• _Instructions for the task_:
Identify the lines that contain the word "draw", then copy them.

Entries with chart source code
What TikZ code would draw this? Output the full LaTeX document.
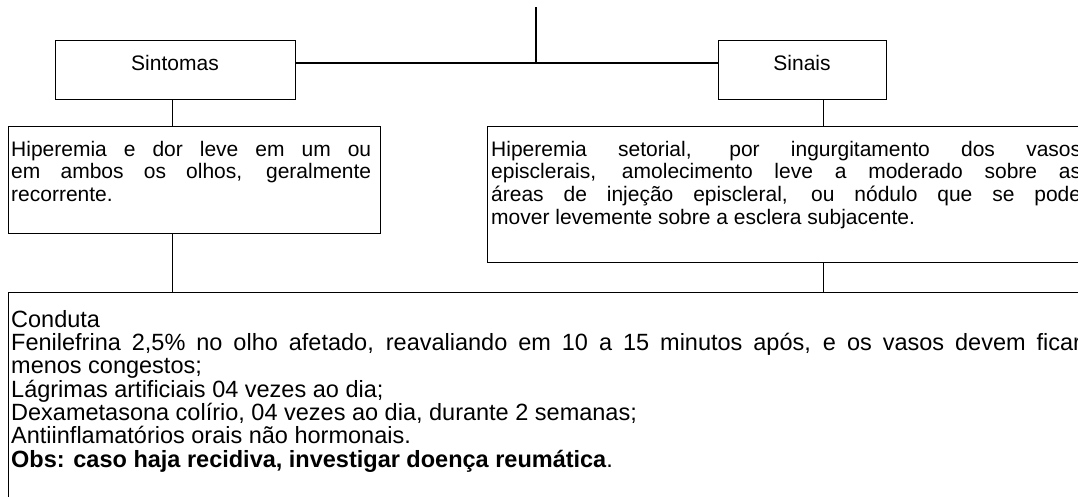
\documentclass[tikz,border=0pt]{standalone}
\usepackage{fontspec}
\setmainfont{Liberation Sans}
\newcommand\fs{\fontsize{21}{22.6}\selectfont\hyphenpenalty=10000\tolerance=10000\emergencystretch=50pt}
\newcommand\fb{\fontsize{23.5}{23.3}\selectfont\hyphenpenalty=10000\tolerance=10000\emergencystretch=50pt}
\newcommand\fl[1]{\rule{0pt}{#1pt}}
\tikzset{
  box/.style={draw=black, line width=1.4pt, rectangle, inner sep=0pt, anchor=north west},
  txt/.style={anchor=north west, inner sep=0pt, align=justify, font=\fs},
  lbl/.style={inner sep=0pt, font=\fs},
  conn/.style={draw=black, line width=1.4pt},
}
\begin{document}
\begin{tikzpicture}[x=1pt, y=-1pt]
\useasboundingbox (0,0) rectangle (1078,496);
\clip (0,0) rectangle (1078,496);
\fill[white] (0,0) rectangle (1078,496);
% boxes
\node[box, minimum width=240pt, minimum height=59pt] (sint) at (55,40) {};
\node[lbl] (sintT) at (175,63) {Sintomas};
\node[box, minimum width=168pt, minimum height=59pt] (sin) at (718,40) {};
\node[lbl] (sinT) at (802,63) {Sinais};
\node[box, minimum width=372pt, minimum height=107pt] (lbox) at (8,126) {};
\node[txt, text width=360pt] (lboxT) at (11,126) {\fl{30}Hiperemia e dor leve em um ou\linebreak em ambos os olhos, geralmente\linebreak recorrente.};
\node[box, minimum width=597pt, minimum height=136pt] (rbox) at (487,126) {};
\node[txt, text width=590pt] (rboxT) at (491,126) {\fl{30}Hiperemia setorial, por ingurgitamento dos vasos\linebreak episclerais, amolecimento leve a moderado sobre as\linebreak áreas de injeção episcleral, ou nódulo que se pode\linebreak mover levemente sobre a esclera subjacente.};
\node[box, minimum width=1076pt, minimum height=220pt] (bbox) at (8,292) {};
\node[txt, font=\fb, text width=1070pt] (bboxT) at (11,292) {\fl{35}Conduta\newline
Fenilefrina 2,5\% no olho afetado, reavaliando em 10 a 15 minutos após, e os vasos devem ficar\linebreak menos congestos;\newline
Lágrimas artificiais 04 vezes ao dia;\newline
Dexametasona colírio, 04 vezes ao dia, durante 2 semanas;\newline
Antiinflamatórios orais não hormonais.\newline
\textbf{Obs: caso haja recidiva, investigar doença reumática}.};
% connectors
\coordinate (top) at (536,7);
\coordinate (j) at (536,63);
\coordinate (c1) at ([xshift=-3pt]sint.south);
\coordinate (c2) at ([xshift=21pt]sin.south);
\draw[conn] (top) -- (j);
\draw[conn] (sint.east |- j) -- (sin.west |- j);
\draw[conn] (c1) -- (c1 |- lbox.north);
\draw[conn] (lbox.south -| c1) -- (bbox.north -| c1);
\draw[conn] (c2) -- (c2 |- rbox.north);
\draw[conn] (rbox.south -| c2) -- (bbox.north -| c2);
\end{tikzpicture}
\end{document}
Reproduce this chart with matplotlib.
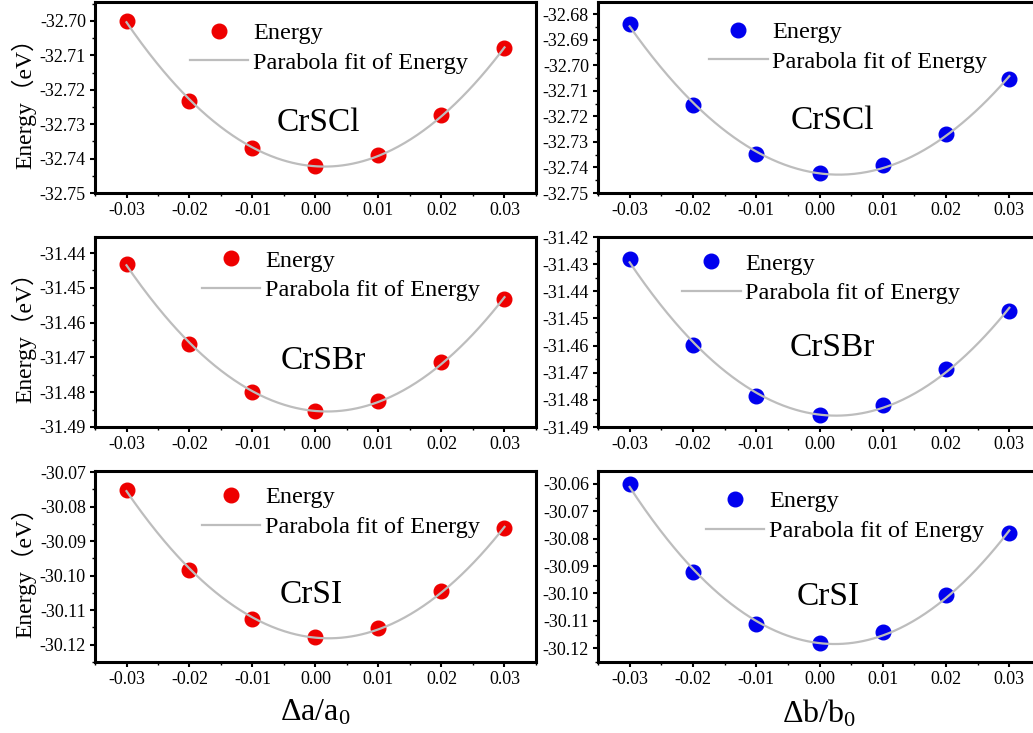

• _Exercise solution_:
What TikZ code would draw this? Output the full LaTeX document.
  box/.style={draw=black, line width=1.4pt, rectangle, inner sep=0pt, anchor=north west},
  conn/.style={draw=black, line width=1.4pt},
\draw[conn] (top) -- (j);
\draw[conn] (sint.east |- j) -- (sin.west |- j);
\draw[conn] (c1) -- (c1 |- lbox.north);
\draw[conn] (lbox.south -| c1) -- (bbox.north -| c1);
\draw[conn] (c2) -- (c2 |- rbox.north);
\draw[conn] (rbox.south -| c2) -- (bbox.north -| c2);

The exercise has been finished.